「最大の誤りは、要求をただ突きつけることだ」と、ケイは言う。「そのようにではなく、『私の問題はこれです。それを解決するために私が考えている案はこの3つです』といったアプローチをとるべきだ。そうすれば、上司に選択の余地を与えることになる」。
「自分の側ではやるべきことはやりましたよとアピールし、同時に、それにお好きなように味付けしてくださいと、上司にボールを投げるわけだ。面接室に入っていって『私は昇進したい』と言うだけでは、上司を身動きできないところに追い込んでしまう」
1つの要求に対応するのは、十分に練り上げられたいくつかの選択肢に対応するよりはるかに難しいのである。
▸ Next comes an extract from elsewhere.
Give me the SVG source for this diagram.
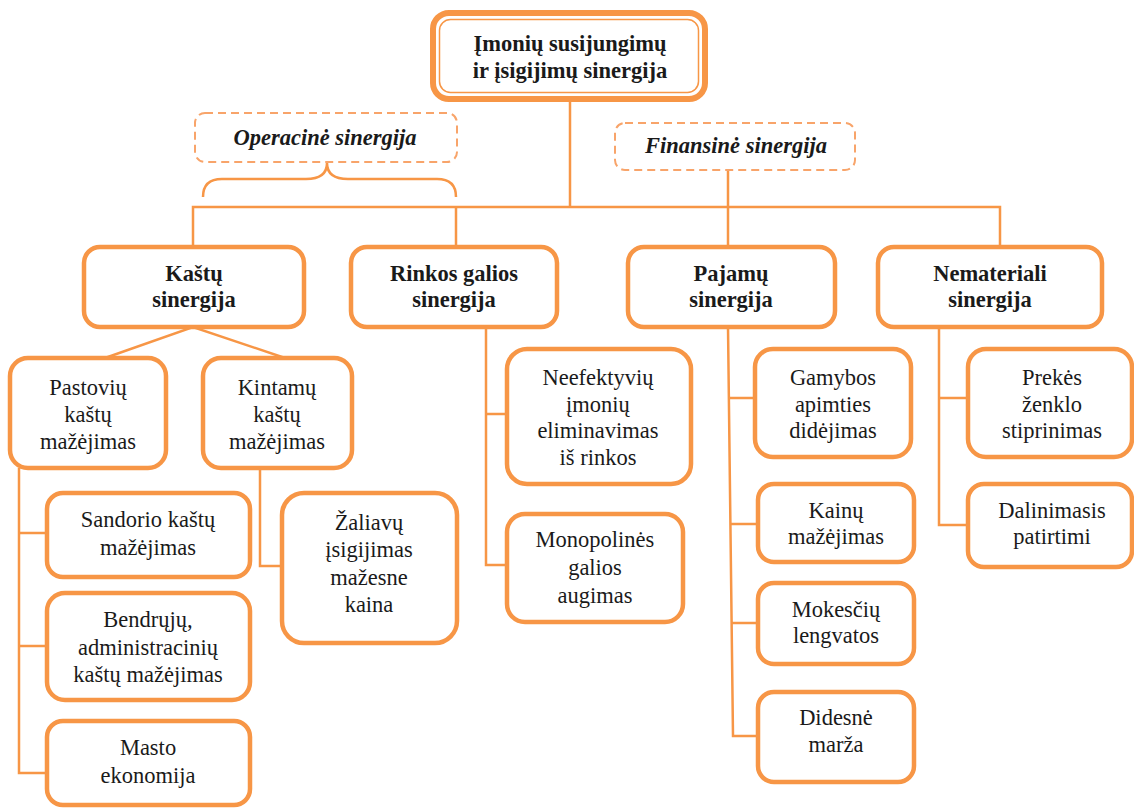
<svg xmlns="http://www.w3.org/2000/svg" width="1134" height="810" viewBox="0 0 1134 810">
  <rect width="1134" height="810" fill="#ffffff"/>

  <!-- connectors -->
  <g id="connectors" fill="none" stroke="#F79646" stroke-width="2.5">
    <line x1="570" y1="101" x2="570" y2="207"/>
    <line x1="728" y1="170" x2="728" y2="207"/>
    <polyline points="193,247 193,207 1000,207 1000,247"/>
    <line x1="456" y1="207" x2="456" y2="247"/>
    <line x1="728" y1="207" x2="728" y2="247"/>
    <!-- operating synergy brace -->
    <path d="M203,197 Q203,179 222,179 L306,179 Q327,179 327,163 Q327,179 348,179 L437,179 Q456,179 456,197"/>
    <!-- cost synergy split -->
    <polyline points="105,358 193,327 285,358"/>
    <!-- fixed cost branch -->
    <polyline points="19,468 19,773 47,773"/>
    <line x1="19" y1="533" x2="47" y2="533"/>
    <line x1="19" y1="646" x2="47" y2="646"/>
    <!-- variable cost branch -->
    <polyline points="260,468 260,566 282,566"/>
    <!-- market power branch -->
    <polyline points="486,327 486,565 507,565"/>
    <line x1="486" y1="414" x2="507" y2="414"/>
    <!-- revenue branch -->
    <polyline points="728,327 733,736 758,736"/>
    <line x1="729" y1="398" x2="755" y2="398"/>
    <line x1="731" y1="524" x2="758" y2="524"/>
    <line x1="732" y1="623" x2="758" y2="623"/>
    <!-- intangible branch -->
    <polyline points="939,327 939,525 968,525"/>
    <line x1="939" y1="398" x2="968" y2="398"/>
  </g>

  <!-- nodes: shared box and text look set once on the wrapper -->
  <g id="nodes" fill="#1a1a1a" stroke="none" font-size="22.5" text-anchor="middle" font-family="Liberation Serif">

    <g id="root">
      <rect x="433" y="13" width="272" height="86" rx="16" fill="#ffffff" stroke="#F79646" stroke-width="6"/>
      <rect x="439.5" y="19.5" width="259" height="73" rx="11" fill="none" stroke="#F79646" stroke-width="1.5"/>
      <g font-weight="bold">
        <text font-family="Liberation Serif" x="570" y="51">Įmonių susijungimų</text>
        <text font-family="Liberation Serif" x="570" y="78">ir įsigijimų  sinergija</text>
      </g>
    </g>

    <g id="operacine">
      <rect x="195" y="113" width="262" height="49" rx="10" fill="#ffffff" stroke="#F8A46A" stroke-width="2" stroke-dasharray="8 5"/>
      <text font-family="Liberation Serif" font-weight="bold" font-style="italic" x="325" y="145">Operacinė sinergija</text>
    </g>

    <g id="finansine">
      <rect x="615" y="123" width="240" height="47" rx="10" fill="#ffffff" stroke="#F8A46A" stroke-width="2" stroke-dasharray="8 5"/>
      <text font-family="Liberation Serif" font-weight="bold" font-style="italic" x="736" y="153">Finansinė sinergija</text>
    </g>

    <!-- second level -->
    <g font-weight="bold">
      <g id="kastu">
        <rect x="84" y="247" width="220" height="80" rx="16" fill="#ffffff" stroke="#F79646" stroke-width="4.5"/>
        <text font-family="Liberation Serif" x="194" y="281">Kaštų</text>
        <text font-family="Liberation Serif" x="194" y="307">sinergija</text>
      </g>
      <g id="rinkos">
        <rect x="351" y="247" width="206" height="80" rx="16" fill="#ffffff" stroke="#F79646" stroke-width="4.5"/>
        <text font-family="Liberation Serif" x="454" y="281">Rinkos galios</text>
        <text font-family="Liberation Serif" x="454" y="307">sinergija</text>
      </g>
      <g id="pajamu">
        <rect x="628" y="247" width="207" height="80" rx="16" fill="#ffffff" stroke="#F79646" stroke-width="4.5"/>
        <text font-family="Liberation Serif" x="731" y="281">Pajamų</text>
        <text font-family="Liberation Serif" x="731" y="307">sinergija</text>
      </g>
      <g id="nemateriali">
        <rect x="878" y="247" width="224" height="80" rx="16" fill="#ffffff" stroke="#F79646" stroke-width="4.5"/>
        <text font-family="Liberation Serif" x="990" y="281">Nemateriali</text>
        <text font-family="Liberation Serif" x="990" y="307">sinergija</text>
      </g>
    </g>

    <!-- cost synergy leaves -->
    <g id="pastoviu">
      <rect x="10" y="358" width="156" height="110" rx="18" fill="#ffffff" stroke="#F79646" stroke-width="4.5"/>
      <text font-family="Liberation Serif" x="88" y="395">Pastovių</text>
      <text font-family="Liberation Serif" x="88" y="422">kaštų</text>
      <text font-family="Liberation Serif" x="88" y="449">mažėjimas</text>
    </g>
    <g id="kintamu">
      <rect x="203" y="358" width="149" height="110" rx="18" fill="#ffffff" stroke="#F79646" stroke-width="4.5"/>
      <text font-family="Liberation Serif" x="277" y="395">Kintamų</text>
      <text font-family="Liberation Serif" x="277" y="422">kaštų</text>
      <text font-family="Liberation Serif" x="277" y="449">mažėjimas</text>
    </g>
    <g id="sandorio">
      <rect x="47" y="493" width="203" height="84" rx="16" fill="#ffffff" stroke="#F79646" stroke-width="4.5"/>
      <text font-family="Liberation Serif" x="148" y="527">Sandorio kaštų</text>
      <text font-family="Liberation Serif" x="148" y="555">mažėjimas</text>
    </g>
    <g id="bendruju">
      <rect x="47" y="593" width="203" height="107" rx="18" fill="#ffffff" stroke="#F79646" stroke-width="4.5"/>
      <text font-family="Liberation Serif" x="148" y="627">Bendrųjų,</text>
      <text font-family="Liberation Serif" x="148" y="655">administracinių</text>
      <text font-family="Liberation Serif" x="148" y="682">kaštų mažėjimas</text>
    </g>
    <g id="masto">
      <rect x="47" y="721" width="203" height="84" rx="16" fill="#ffffff" stroke="#F79646" stroke-width="4.5"/>
      <text font-family="Liberation Serif" x="148" y="755">Masto</text>
      <text font-family="Liberation Serif" x="148" y="783">ekonomija</text>
    </g>
    <g id="zaliavu">
      <rect x="282" y="493" width="175" height="150" rx="22" fill="#ffffff" stroke="#F79646" stroke-width="4.5"/>
      <text font-family="Liberation Serif" x="369" y="530">Žaliavų</text>
      <text font-family="Liberation Serif" x="369" y="557">įsigijimas</text>
      <text font-family="Liberation Serif" x="369" y="585">mažesne</text>
      <text font-family="Liberation Serif" x="369" y="612">kaina</text>
    </g>

    <!-- market power leaves -->
    <g id="neefektyviu">
      <rect x="507" y="349" width="184" height="135" rx="20" fill="#ffffff" stroke="#F79646" stroke-width="4.5"/>
      <text font-family="Liberation Serif" x="598" y="385">Neefektyvių</text>
      <text font-family="Liberation Serif" x="598" y="412">įmonių</text>
      <text font-family="Liberation Serif" x="598" y="438">eliminavimas</text>
      <text font-family="Liberation Serif" x="598" y="465">iš rinkos</text>
    </g>
    <g id="monopolines">
      <rect x="507" y="514" width="176" height="108" rx="18" fill="#ffffff" stroke="#F79646" stroke-width="4.5"/>
      <text font-family="Liberation Serif" x="595" y="547">Monopolinės</text>
      <text font-family="Liberation Serif" x="595" y="575">galios</text>
      <text font-family="Liberation Serif" x="595" y="603">augimas</text>
    </g>

    <!-- revenue leaves -->
    <g id="gamybos">
      <rect x="755" y="349" width="156" height="108" rx="18" fill="#ffffff" stroke="#F79646" stroke-width="4.5"/>
      <text font-family="Liberation Serif" x="833" y="385">Gamybos</text>
      <text font-family="Liberation Serif" x="833" y="412">apimties</text>
      <text font-family="Liberation Serif" x="833" y="438">didėjimas</text>
    </g>
    <g id="kainu">
      <rect x="758" y="484" width="156" height="78" rx="16" fill="#ffffff" stroke="#F79646" stroke-width="4.5"/>
      <text font-family="Liberation Serif" x="836" y="518">Kainų</text>
      <text font-family="Liberation Serif" x="836" y="544">mažėjimas</text>
    </g>
    <g id="mokesciu">
      <rect x="758" y="583" width="156" height="81" rx="16" fill="#ffffff" stroke="#F79646" stroke-width="4.5"/>
      <text font-family="Liberation Serif" x="836" y="617">Mokesčių</text>
      <text font-family="Liberation Serif" x="836" y="643">lengvatos</text>
    </g>
    <g id="didesne">
      <rect x="758" y="692" width="156" height="90" rx="16" fill="#ffffff" stroke="#F79646" stroke-width="4.5"/>
      <text font-family="Liberation Serif" x="836" y="725">Didesnė</text>
      <text font-family="Liberation Serif" x="836" y="752">marža</text>
    </g>

    <!-- intangible leaves -->
    <g id="prekes">
      <rect x="968" y="349" width="164" height="108" rx="18" fill="#ffffff" stroke="#F79646" stroke-width="4.5"/>
      <text font-family="Liberation Serif" x="1052" y="385">Prekės</text>
      <text font-family="Liberation Serif" x="1052" y="412">ženklo</text>
      <text font-family="Liberation Serif" x="1052" y="438">stiprinimas</text>
    </g>
    <g id="dalinimasis">
      <rect x="968" y="484" width="164" height="83" rx="16" fill="#ffffff" stroke="#F79646" stroke-width="4.5"/>
      <text font-family="Liberation Serif" x="1052" y="518">Dalinimasis</text>
      <text font-family="Liberation Serif" x="1052" y="544">patirtimi</text>
    </g>
  </g>
</svg>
社員が自分の要望を述べる際の最も単純な要素の一つは、それは会社に何をもたらすかを上司に示すことだ、とケイは言う。
他の部署で訓練を受けたり、研修プログラムを受講したりすることは、上司やチームの成果を高めるのにどのように役立つかを説明しよう。会社全体にとってのメリットをアピールすることも大切だ。現状をこのように変えれば、現在のどのようなビジネス・ニーズに応えることになるか。その変更は組織にとっての価値をどのように高め、会社の使命にどのように貢献するか、といった点を説明するのである。
自分から解決方法を提案する
あなたの要望を満たすうえで障害になる要因は何かを、上司に説明できるようにしておこう。そして、解決策を提案する用意をしておこう。
「あなたにはおそらく、何が障害になるかよくわかっているはずだ。そのために、これまでその要望を持ち出さなかったのだから」と、ケイは言う。「しかし、あなたがその問題についてそれほど長く考えてきたのであれば、それを解決するための別の方法をもおそらく考え出せるはずだ」。